From an interview with Phyllis Tickle by Karen Hilfmann Millson (United Church of Canada)
Q In your book The Great Emergence: How Christianity Is Changing and Why, you talk about how every 500 years we go through a time of great upheaval when everything changes — intellectually, politically, culturally, sociologically, economically — and that we are in one of those times right now.
A Yes. Five hundred years ago we called it the Great Reformation, a thousand years ago it was the Great Schism, 1,500 years ago it was the Great Decline and Fall, and 2,000 years ago it was the Great Transition.
Today, what we are experiencing has been called the Great Emergence. As in every transition before it, there has been such an abrupt interruption in the way things are that there’s no going back.
Q In times like these, the church has been compelled to have what Bishop Mark Dyer has described as a huge “rummage sale,” when we let go of a lot of stuff and claim new treasures. What are some of the things that are on the rummage table today?
A Clergy as a privileged group is a no-no in emergence Christianity.

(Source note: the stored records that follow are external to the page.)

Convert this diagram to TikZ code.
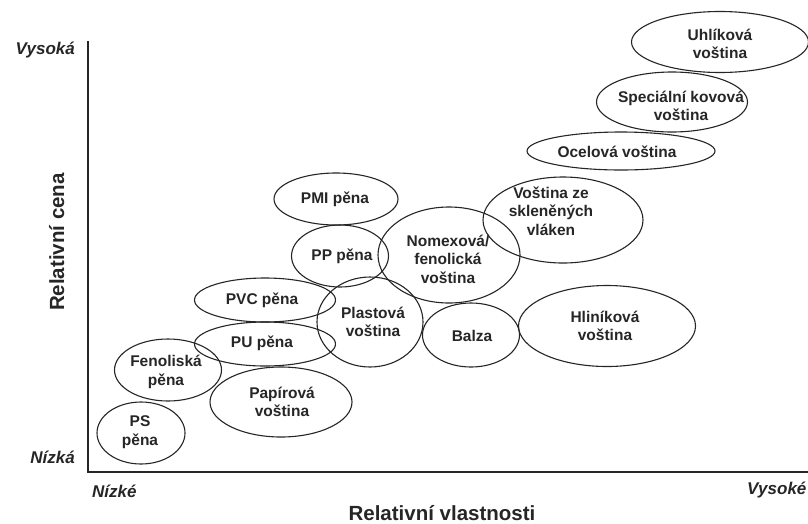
\documentclass[tikz,border=0pt]{standalone}
\usepackage{fontspec}
\setmainfont{Liberation Sans}
\usetikzlibrary{shapes.geometric}
\definecolor{ink}{HTML}{262626}
\begin{document}
\begin{tikzpicture}[x=1pt,y=-1pt,
  ell/.style={draw=ink, line width=1.1pt, ellipse, inner sep=0pt},
  txt/.style={text=ink, font=\fontsize{15.5}{18.5}\selectfont\bfseries, align=center, inner sep=0pt},
  axlab/.style={text=ink, font=\fontsize{20.5}{24}\selectfont\bfseries, inner sep=0pt},
  tick/.style={text=ink, font=\fontsize{17}{20}\selectfont\bfseries\itshape, inner sep=0pt},
  axisline/.style={draw=ink, line width=2.2pt}]
\useasboundingbox (0,0) rectangle (808,523);
\fill[white] (0,0) rectangle (808,523);
% axes
\coordinate (top) at (88,41);
\coordinate (origin) at (88,472);
\coordinate (right) at (810,472);
\draw[axisline] (top) -- (origin) -- (right);
% axis labels
\node[tick, anchor=east] (vys) at (75,50) {Vysoká};
\node[tick, anchor=east] (niz) at (75,457) {Nízká};
\node[tick, anchor=west] (nize) at (92,491) {Nízké};
\node[tick, anchor=west] (vyse) at (747,490) {Vysoké};
\node[axlab, anchor=base] (xl) at (442,520) {Relativní vlastnosti};
\node[axlab, anchor=base, rotate=90] (yl) at (64,242) {Relativní cena};
% ellipses
\node[ell, minimum width=88pt, minimum height=62pt] (ps) at (141,433) {};
\node[txt] at (140,432) {PS\\pěna};
\node[ell, minimum width=107pt, minimum height=62pt] (fen) at (168,370) {};
\node[txt] at (166,372) {Fenoliská\\pěna};
\node[ell, minimum width=141pt, minimum height=44pt] (pu) at (265,344) {};
\node[txt] at (262,343) {PU pěna};
\node[ell, minimum width=141pt, minimum height=44pt] (pvc) at (265,300) {};
\node[txt] at (262,300) {PVC pěna};
\node[ell, minimum width=142pt, minimum height=70pt] (pap) at (281,402) {};
\node[txt] at (282,402) {Papírová\\voština};
\node[ell, minimum width=106pt, minimum height=90pt] (pla) at (370,322) {};
\node[txt] at (373,322) {Plastová\\voština};
\node[ell, minimum width=97pt, minimum height=62pt] (pp) at (340,256) {};
\node[txt] at (342,256) {PP pěna};
\node[ell, minimum width=124pt, minimum height=52pt] (pmi) at (336,199) {};
\node[txt] at (335,199) {PMI pěna};
\node[ell, minimum width=142pt, minimum height=96pt] (nom) at (449,255) {};
\node[txt] at (448,259) {Nomexová/\\fenolická\\voština};
\node[ell, minimum width=97pt, minimum height=64pt] (bal) at (471,335) {};
\node[txt] at (472,336) {Balza};
\node[ell, minimum width=177pt, minimum height=81pt] (hli) at (607,326) {};
\node[txt] at (605,326) {Hliníková\\voština};
\node[ell, minimum width=160pt, minimum height=86pt] (skl) at (563,220) {};
\node[txt] at (551,211) {Voština ze\\skleněných\\vláken};
\node[ell, minimum width=188pt, minimum height=38pt] (oce) at (621,151) {};
\node[txt] at (617,152) {Ocelová voština};
\node[ell, minimum width=151pt, minimum height=60pt] (spe) at (672,102) {};
\node[txt] at (681,106) {Speciální kovová\\voština};
\node[ell, minimum width=177pt, minimum height=61pt] (uhl) at (720,42) {};
\node[txt] at (720,44) {Uhlíková\\voština};
\end{tikzpicture}
\end{document}
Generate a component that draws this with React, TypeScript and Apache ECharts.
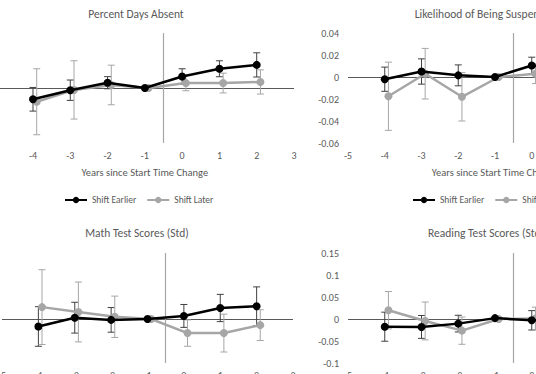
import React, { useEffect, useRef } from "react";
import * as echarts from "echarts";

// ---------- data ----------
const years = [-4, -3, -2, -1, 0, 1, 2];
const legendNames = ["Shift Earlier", "Shift Later"];
const titles = [
  "Percent Days Absent",
  "Likelihood of Being Suspended",
  "Math Test Scores (Std)",
  "Reading Test Scores (Std)",
];
const xAxisName = "Years since Start Time Change";

// Percent Days Absent
const absentEarlier = [-0.205, -0.04, 0.096, 0, 0.21, 0.35, 0.42];
const absentEarlierErr = [0.215, 0.185, 0.11, 0, 0.14, 0.145, 0.22];
const absentLater = [-0.25, -0.035, 0.055, 0, 0.09, 0.09, 0.11];
const absentLaterErr = [0.6, 0.53, 0.36, 0, 0.14, 0.18, 0.22];

// Likelihood of Being Suspended
const suspEarlier = [-0.002, 0.005, 0.0015, 0, 0.0105, 0.008, 0.009];
const suspEarlierErr = [0.011, 0.0115, 0.0095, 0, 0.0075, 0.009, 0.011];
const suspLater = [-0.0175, 0.003, -0.018, 0, 0.003, 0.003, 0.002];
const suspLaterErr = [0.031, 0.023, 0.022, 0, 0.009, 0.01, 0.012];

// Math Test Scores (Std)
const mathEarlier = [-0.017, 0.003, -0.002, 0, 0.007, 0.025, 0.029];
const mathEarlierErr = [0.045, 0.035, 0.028, 0, 0.026, 0.031, 0.044];
const mathLater = [0.027, 0.016, 0.005, 0, -0.032, -0.032, -0.014];
const mathLaterErr = [0.085, 0.068, 0.047, 0, 0.03, 0.043, 0.035];

// Reading Test Scores (Std)
const readEarlier = [-0.0175, -0.018, -0.0105, 0.002, -0.003, -0.004, -0.002];
const readEarlierErr = [0.033, 0.026, 0.019, 0, 0.022, 0.024, 0.028];
const readLater = [0.02, -0.0045, -0.0265, 0, 0.001, 0.0, 0.002];
const readLaterErr = [0.0425, 0.043, 0.031, 0, 0.026, 0.028, 0.03];

const yRanges = [
  [-1, 1, 0.5],
  [-0.06, 0.04, 0.02],
  [-0.1, 0.15, 0.05],
  [-0.1, 0.15, 0.05],
];
const laterShift = 0.1; // horizontal offset of the "Shift Later" series

const panels = [
  [absentEarlier, absentEarlierErr, absentLater, absentLaterErr],
  [suspEarlier, suspEarlierErr, suspLater, suspLaterErr],
  [mathEarlier, mathEarlierErr, mathLater, mathLaterErr],
  [readEarlier, readEarlierErr, readLater, readLaterErr],
];

// ---------- styling ----------
const FONT = "Carlito, Lato, sans-serif";
const TEXT = "#595959";
const BLACK = "#000000";
const GRAY = "#a6a6a6";
const OFFX = 80; // chart is shifted left by this many px (figure is cropped)

const grids = [
  { left: 75.7, top: 33, width: 298.3, height: 110 },
  { left: 428, top: 33, width: 294, height: 110 },
  { left: 82, top: 253, width: 291, height: 110 },
  { left: 428, top: 253, width: 294, height: 110 },
];
const titlePos = [
  [136, 14],
  [486, 14],
  [137, 233],
  [486, 233],
];
const legendPos = [
  [64, 195],
  [412, 195],
];

function errSeries(idx: number, xs: number[], vals: number[], errs: number[], color: string) {
  return {
    type: "custom",
    xAxisIndex: idx,
    yAxisIndex: idx,
    silent: true,
    z: 1,
    encode: { x: 0, y: [1, 2] },
    data: xs.map((x, i) => [x, vals[i] - errs[i], vals[i] + errs[i]]),
    renderItem: (params: any, api: any) => {
      const x = api.value(0);
      const p1 = api.coord([x, api.value(1)]);
      const p2 = api.coord([x, api.value(2)]);
      const c = 3.5;
      const style = { stroke: color, lineWidth: 1 };
      return {
        type: "group",
        children: [
          { type: "line", shape: { x1: p1[0], y1: p1[1], x2: p2[0], y2: p2[1] }, style },
          { type: "line", shape: { x1: p1[0] - c, y1: p1[1], x2: p1[0] + c, y2: p1[1] }, style },
          { type: "line", shape: { x1: p2[0] - c, y1: p2[1], x2: p2[0] + c, y2: p2[1] }, style },
        ],
      };
    },
  };
}

function buildOption() {
  const xAxis: any[] = [];
  const yAxis: any[] = [];
  const series: any[] = [];
  panels.forEach((p, idx) => {
    const [e, eErr, l, lErr] = p;
    const xsLater = years.map((y) => y + laterShift);
    xAxis.push({
      type: "value",
      gridIndex: idx,
      min: -5,
      max: 3,
      interval: 1,
      axisLine: { show: false },
      axisTick: { show: false },
      splitLine: { show: false },
      axisLabel: { color: TEXT, fontSize: 10, fontFamily: FONT, margin: 7 },
      name: xAxisName,
      nameLocation: "middle",
      nameGap: 24,
      nameTextStyle: { color: TEXT, fontSize: 10.5, fontFamily: FONT },
    });
    yAxis.push({
      type: "value",
      gridIndex: idx,
      min: yRanges[idx][0],
      max: yRanges[idx][1],
      interval: yRanges[idx][2],
      axisLine: { show: false },
      axisTick: { show: false },
      splitLine: { show: false },
      axisLabel: { color: TEXT, fontSize: 10, fontFamily: FONT, margin: 9 },
    });
    series.push(errSeries(idx, years, e, eErr, "#404040"));
    series.push(errSeries(idx, xsLater, l, lErr, GRAY));
    series.push({
      type: "line",
      name: legendNames[1],
      xAxisIndex: idx,
      yAxisIndex: idx,
      data: xsLater.map((x, i) => [x, l[i]]),
      symbol: "circle",
      symbolSize: 8,
      z: 3,
      lineStyle: { color: GRAY, width: 2.5 },
      itemStyle: { color: GRAY },
      markLine: {
        silent: true,
        symbol: ["none", "none"],
        label: { show: false },
        z: 0,
        data: [
          { yAxis: 0, lineStyle: { color: "#595959", width: 1, type: "solid" } },
          { xAxis: -0.5, lineStyle: { color: GRAY, width: 1.2, type: "solid" } },
        ],
      },
    });
    series.push({
      type: "line",
      name: legendNames[0],
      xAxisIndex: idx,
      yAxisIndex: idx,
      data: years.map((x, i) => [x, e[i]]),
      symbol: "circle",
      symbolSize: 8,
      z: 4,
      lineStyle: { color: BLACK, width: 2.5 },
      itemStyle: { color: BLACK },
    });
  });

  return {
    animation: false,
    backgroundColor: "#ffffff",
    grid: grids.map((g) => ({
      left: g.left,
      top: g.top,
      width: g.width,
      height: g.height,
      containLabel: false,
      outerBoundsMode: "none",
    })),
    xAxis,
    yAxis,
    series,
    legend: legendPos.map(([x, y]) => ({
      left: x + OFFX,
      top: y,
      padding: 0,
      data: legendNames,
      itemWidth: 22,
      itemHeight: 8,
      itemGap: 10,
      selectedMode: false,
      textStyle: { color: TEXT, fontSize: 9.5, fontFamily: FONT },
    })),
    graphic: titles.map((t, i) => ({
      type: "text",
      x: titlePos[i][0] + OFFX,
      y: titlePos[i][1],
      style: {
        text: t,
        align: "center",
        verticalAlign: "middle",
        fill: TEXT,
        fontSize: 11.5,
        fontFamily: FONT,
      },
    })),
  };
}

export default function App() {
  const ref = useRef<HTMLDivElement>(null);
  useEffect(() => {
    if (!ref.current) return;
    const chart = echarts.init(ref.current, undefined, { renderer: "svg" });
    chart.setOption(buildOption() as any);
    return () => chart.dispose();
  }, []);
  return (
    <div
      style={{
        position: "fixed",
        left: 0,
        top: 0,
        width: 536,
        height: 374,
        overflow: "hidden",
        background: "#fff",
      }}
    >
      <div
        ref={ref}
        style={{ position: "absolute", left: -OFFX, top: 0, width: 760, height: 374 }}
      />
    </div>
  );
}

Emergence citizens want community, to prayerfully discern together, to move by committee, because in this world of vast information, there’s no way anyone can be an expert on everything. All any of us can do is prayerfully bring our little bit of expertise to the table to arrive at some sort of common understanding.
So emergence citizens are deeply, deeply communal. This makes traditionalists or “inherited church” people nervous, simply because it can seem such a hodgepodge way of doing things.
Q What other characteristics of the emerging church might make some people uncomfortable?
A The emergence citizen is deeply allergic to real estate. You are no longer nimble once you own something, and emergence citizens believe in transience. Their thinking is, “Just because we are all together in this community right now doesn’t mean we will not be led by the Spirit to scatter like a milk pod bursting and going and planting others, and if we own real estate, we can’t do that” (although they are not averse to asking to borrow a church basement if they need a place to meet).
Q What about doctrine — will it have a place in emergence Christianity?
A Emergence Christians say, “I don’t want to hear that, though I won’t throw it away. It’s the story we are interested in, the narrative — tell us the story.” So they are deeply liturgical, because liturgy doesn’t involve intellectualization. It involves the body; it’s incarnational. They want their body to be part of the faith experience.
Q You and others talk about a key aspect of this time being the awakening and reclaiming of the power of the Holy Spirit.
A Yes, we are definitely coming into the age of the Holy Spirit. . . . From 2,000 to 4,000, the focus will be on God the Holy Spirit. This will be a time of deep engagement with the Holy Spirit in community.
Q What should we keep in mind in this era of change?
A As the Archbishop in England said, as we move into this new age, we need to remember that we are not here to save the church as we have known it; we are called to our purpose of serving the Kingdom of God on Earth.